Synopsis

Data Processing

Data reading form the csv.bz2 file.

storms <- read.csv(bzfile("repdata-data-StormData.csv.bz2", "r"))

Calculate a new variable that sums FATALITIES and INJURIES, that takes in account the health of the population of USA.

# New varaible
storms$People_affected <- with(storms, FATALITIES + INJURIES)
# Obtain the sum for each event, and sort them from the bigger.
total_PA_Event <- sort(with(storms, tapply(People_affected,EVTYPE, sum)),
                       decreasing = TRUE)
# Build a dataset to use in ggplot graphics
data1 <- data.frame(Event = factor(names(total_PA_Event),
                                   levels = names(total_PA_Event)),
                    Affected = total_PA_Event)

For the question about the economic consequiences here is a similar transformation of the data.
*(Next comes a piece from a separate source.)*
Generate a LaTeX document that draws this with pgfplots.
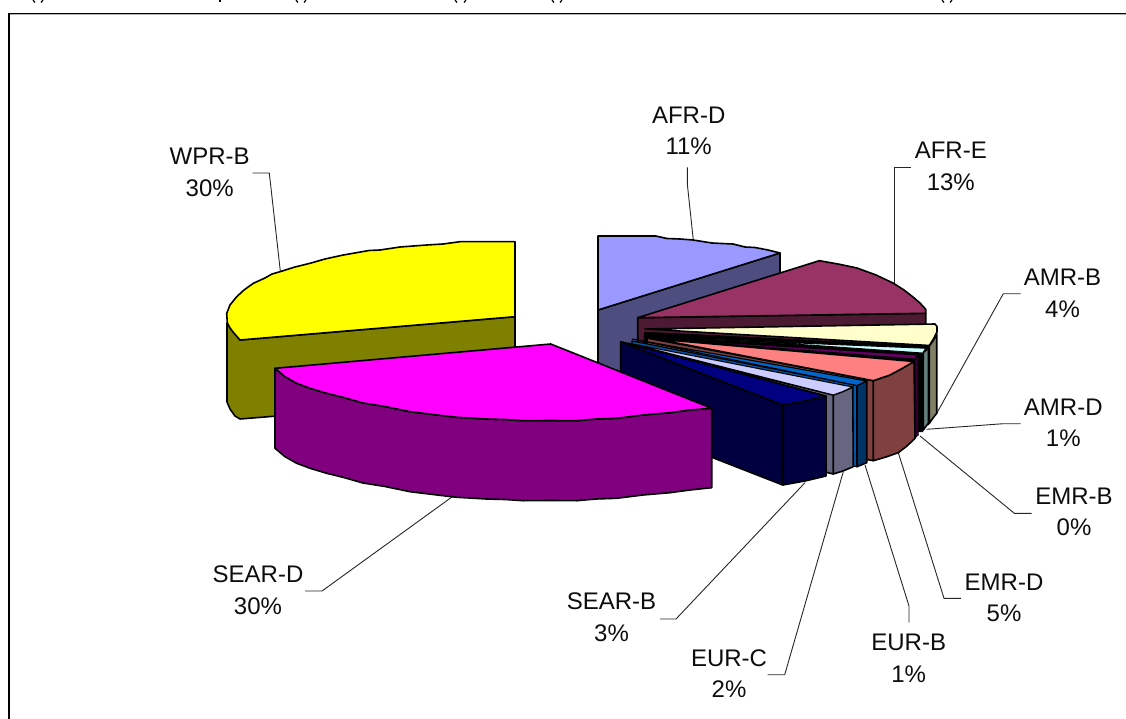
\documentclass[border=0pt]{standalone}
\usepackage{fontspec}
\setmainfont{Liberation Sans}
\usepackage{pgfplots}
\pgfplotsset{compat=1.18}
\definecolor{afrdT}{HTML}{9999FF}\definecolor{afrdS}{HTML}{4D4D80}
\definecolor{afreT}{HTML}{993366}\definecolor{afreS}{HTML}{4D1A33}
\definecolor{amrbT}{HTML}{FFFFCC}\definecolor{amrbS}{HTML}{808066}
\definecolor{amrdT}{HTML}{CCFFFF}\definecolor{amrdS}{HTML}{668080}
\definecolor{emrbT}{HTML}{660066}\definecolor{emrbS}{HTML}{330033}
\definecolor{emrdT}{HTML}{FF8080}\definecolor{emrdS}{HTML}{804040}
\definecolor{eurbT}{HTML}{0066CC}\definecolor{eurbS}{HTML}{003366}
\definecolor{eurcT}{HTML}{CCCCFF}\definecolor{eurcS}{HTML}{666680}
\definecolor{searbT}{HTML}{000080}\definecolor{searbS}{HTML}{000040}
\definecolor{seardT}{HTML}{FF00FF}\definecolor{seardS}{HTML}{800080}
\definecolor{wprbT}{HTML}{FFFF00}\definecolor{wprbS}{HTML}{808000}
\tikzset{
  sl/.style={fill=#1,draw=black,line width=1.6pt,line join=round,solid},
  lead/.style={draw=black!85,line width=0.9pt,fill=none},
  frag/.style={draw=black,line width=1.2pt,fill=none},
  lab/.style={font=\fontsize{24}{31.6}\selectfont,align=center,anchor=center,inner sep=0pt,text=black!95}
}
\begin{document}
\begin{tikzpicture}
\useasboundingbox (0,0) rectangle (1126pt,719pt);
\begin{axis}[at={(0,0)},anchor=south west,scale only axis,width=1126pt,height=719pt,xmin=0,xmax=1126,ymin=0,ymax=719,y dir=reverse,hide axis,clip=true,no markers]
% frame
\addplot[draw=black!30,line width=1pt] coordinates {(10,15) (1126,15)};
\addplot[draw=black,line width=1.3pt] coordinates {(9,719) (9,13.5) (1126,13.5)};
% clipped text of the page above
\addplot[frag] coordinates {(33,0) (35,2.5)};
\addplot[frag] coordinates {(43,0) (41,2.5)};
\addplot[draw=black,line width=2pt] coordinates {(219.5,0) (219.5,2.5)};
\addplot[frag] coordinates {(296,0) (298,2.5)};
\addplot[frag] coordinates {(306,0) (304,2.5)};
\addplot[frag] coordinates {(455,0) (457,2.5)};
\addplot[frag] coordinates {(466,0) (464,2.5)};
\addplot[frag] coordinates {(552,0) (554,2.5)};
\addplot[frag] coordinates {(562,0) (560,2.5)};
\addplot[frag] coordinates {(942,0) (944,2.5)};
\addplot[frag] coordinates {(952,0) (950,2.5)};
% leaders
\addplot[lead] coordinates {(252.7,173) (269.3,173) (280.3,271)};
\addplot[lead] coordinates {(687.3,167.3) (687.3,184) (693.3,240)};
\addplot[lead] coordinates {(911,167.3) (894,167.3) (894,283)};
\addplot[lead] coordinates {(1020.7,293.7) (1003.3,293.7) (936.7,413.3)};
\addplot[lead] coordinates {(1020.7,423.7) (1003.3,423.7) (926.7,429.3)};
\addplot[lead] coordinates {(1031.7,513.3) (1014.3,513.3) (920,436)};
\addplot[lead] coordinates {(961,598.3) (944,598.3) (898.3,452.7)};
\addplot[lead] coordinates {(909,622.7) (909,606) (865,465)};
\addplot[lead] coordinates {(767.7,674.7) (784.7,674.7) (843.3,471.7)};
\addplot[lead] coordinates {(660,619) (676,619) (805,482.7)};
\addplot[lead] coordinates {(305,591) (322,591) (453.3,496)};
% AFR-D
\addplot[sl=afrdS] coordinates {(598,310) (780,253) (780,333) (598,390)} -- cycle;
\addplot[sl=afrdT] coordinates {(598,236) (655.7,236) (667,238.5) (680,239) (693,240) (712,243) (722,243.5) (733,244) (745,247) (755,247.5) (768,250) (780,253) (598,310)} -- cycle;
% WPR-B
\addplot[sl=wprbS] coordinates {(227,323) (240,340) (515,316.7) (515,396.7) (240,419) (235,416) (230,409) (227,402)} -- cycle;
\addplot[sl=wprbT] coordinates {(515,241.7) (460,241.7) (443,244) (426.7,245) (400,247) (380,250) (369,250.5) (343.3,255) (325,259) (310,263.3) (295,267) (280,271.7) (272,274) (265,278) (253.3,283.3) (244,290) (236.7,296.7) (230,305) (226.7,313.3) (227.3,323) (230,328) (233,332) (240,340) (515,316.7)} -- cycle;
% AFR-E
\addplot[sl=afreS] coordinates {(637.7,317.7) (925.7,313.3) (925.7,393) (637.7,397.7)} -- cycle;
\addplot[sl=afreT] coordinates {(637.7,317.7) (819.3,260.7) (838,264) (857,268) (876,275) (893,283) (904,290) (913,297) (920,303) (925.7,309.3) (925.7,313.3)} -- cycle;
% AMR-B
\addplot[fill=black,draw=black] coordinates {(644,332) (929,346) (929,425) (644,412)} -- cycle;
\addplot[sl=amrbS] coordinates {(929.3,346) (933,341) (936.7,334) (936.7,413.3) (933,418) (929.3,423.3)} -- cycle;
\addplot[sl=amrbT] coordinates {(645,329) (935,324) (937,326.5) (937,332) (934,338) (929.3,345.5)} -- cycle;
% AMR-D
\addplot[sl=amrdS] coordinates {(923.3,352.7) (928.3,348) (928.3,423.3) (923.3,430)} -- cycle;
\addplot[fill=amrdT,draw=black,line width=0.9pt] coordinates {(700,339) (925.7,348.3) (922.7,353) (780,343)} -- cycle;
% EMR-B
\addplot[fill=black,draw=black] coordinates {(644,336) (923,354) (923,432) (644,416)} -- cycle;
\addplot[fill=emrbT,draw=black,line width=0.9pt] coordinates {(650,338) (917,355) (915,359) (700,342)} -- cycle;
\addplot[fill=emrbS,draw=black,line width=0.7pt] coordinates {(915,359) (918.3,356) (918.3,435) (915,438)} -- cycle;
% EMR-D
\addplot[sl=emrdS] coordinates {(647,338) (873.3,380.7) (873.3,460.7) (647,418)} -- cycle;
\addplot[sl=emrdS] coordinates {(873.3,380.7) (890,375) (902,368.5) (914,361.5) (915,438.3) (907,446) (898.3,452.7) (886,457) (873.3,460.7)} -- cycle;
\addplot[sl=emrdT] coordinates {(656,339) (914,361.5) (902,368.5) (890,375) (873.3,380.7)} -- cycle;
% EUR-B
\addplot[fill=eurbT!85!black,draw=black,line width=1.2pt] coordinates {(632,341) (857,385.5) (857,466.7) (632,422)} -- cycle;
\addplot[sl=eurbS] coordinates {(857,385.5) (866.7,380.7) (866.7,462.7) (857,466.7)} -- cycle;
\addplot[fill=eurbT,draw=black,line width=1.1pt] coordinates {(632,339) (866.5,381) (857,385.5)} -- cycle;
% EUR-C
\addplot[sl=eurcS] coordinates {(625,344) (833.3,395) (833.3,474) (625,424)} -- cycle;
\addplot[sl=eurcS] coordinates {(833.3,395) (843,391.5) (852.7,387) (853.3,466.7) (843,471) (833.3,474)} -- cycle;
\addplot[fill=eurcT,draw=black,line width=1.1pt] coordinates {(628,343) (852.7,387) (843,391.5) (833.3,395)} -- cycle;
% SEAR-B
\addplot[sl=searbS] coordinates {(620.7,341.7) (782.7,405) (782.7,485) (620.7,421.7)} -- cycle;
\addplot[sl=searbS] coordinates {(782.7,405) (805,401) (826,396) (826,476) (805,481) (782.7,485)} -- cycle;
\addplot[sl=searbT] coordinates {(620.7,341.7) (826,396) (805,401) (782.7,405)} -- cycle;
% SEAR-D
\addplot[sl=seardS] coordinates {(275,368.3) (285,376.7) (296.7,383.3) (310,388.3) (326.7,393.3) (343,397.3) (363,403) (385,406.5) (410,411.7) (433,414.5) (456.7,417.3) (486.7,419) (505,419.5) (523.3,420.7) (550,420.5) (576.7,420.7) (596,419) (616.7,418.3) (643,415) (670,412.7) (690,410) (711.7,408.3) (711.7,487.7) (690,490) (670,492.7) (643,495) (616.7,498.3) (596,499) (576.7,500.7) (550,500.5) (523.3,500.7) (505,499.5) (486.7,499) (456.7,497.3) (433,494.5) (410,491.7) (385,486.5) (363,483) (343,477.3) (326.7,473.3) (310,468.3) (296.7,463.3) (285,456.7) (275,448.3)} -- cycle;
\addplot[sl=seardT] coordinates {(550.7,344) (275,368.3) (285,376.7) (296.7,383.3) (310,388.3) (326.7,393.3) (343,397.3) (363,403) (385,406.5) (410,411.7) (433,414.5) (456.7,417.3) (486.7,419) (505,419.5) (523.3,420.7) (550,420.5) (576.7,420.7) (596,419) (616.7,418.3) (643,415) (670,412.7) (690,410) (711.7,408.3)} -- cycle;
% labels
\node[lab] at (axis cs:209.7,172.2) {WPR-B\\30\%};
\node[lab] at (axis cs:688.7,131) {AFR-D\\11\%};
\node[lab] at (axis cs:950.8,166.5) {AFR-E\\13\%};
\node[lab] at (axis cs:1062.5,293.5) {AMR-B\\4\%};
\node[lab] at (axis cs:1063.3,423) {AMR-D\\1\%};
\node[lab] at (axis cs:1074,512) {EMR-B\\0\%};
\node[lab] at (axis cs:1004,597.7) {EMR-D\\5\%};
\node[lab] at (axis cs:908.7,658.5) {EUR-B\\1\%};
\node[lab] at (axis cs:729,673.5) {EUR-C\\2\%};
\node[lab] at (axis cs:611.5,617) {SEAR-B\\3\%};
\node[lab] at (axis cs:258,590) {SEAR-D\\30\%};
\end{axis}
\end{tikzpicture}
\end{document}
# Sum the dollar lost by properties and croping.
storms$Damage <- with(storms, PROPDMG + CROPDMG)
# Obtain the sum of the total demage of each event.
total_EC_Event <- sort(with(storms, tapply(Damage,EVTYPE, sum)),
                       decreasing = TRUE)
# Build a data set for the ggplot graphics.
data2 <- data.frame(Event = factor(names(total_EC_Event),
                                   levels = names(total_EC_Event)),
                    Damage = total_EC_Event)

Results

Here are the events that affected more tan 5 thousand people, both injuries and fatalities.

require(ggplot2)
## Loading required package: ggplot2
g1 <- ggplot(subset(data1, Affected > 5000), aes(Event, Affected))
g1 + geom_bar(stat = "identity") +
  theme(axis.text.x=element_text(angle=-90))

plot of chunk unnamed-chunk-4

Tornado is the most harmful event in USA.

Now for the economic consequences.

require(ggplot2)
g1 <- ggplot(subset(data2, Damage > 500000), aes(Event, Damage/1000))
g1 + geom_bar(stat = "identity") +
  theme(axis.text.x=element_text(angle=-90))+
  ylab("Damage in thousand dollars")

plot of chunk unnamed-chunk-5

Again the tormando is the most costly event in the USA.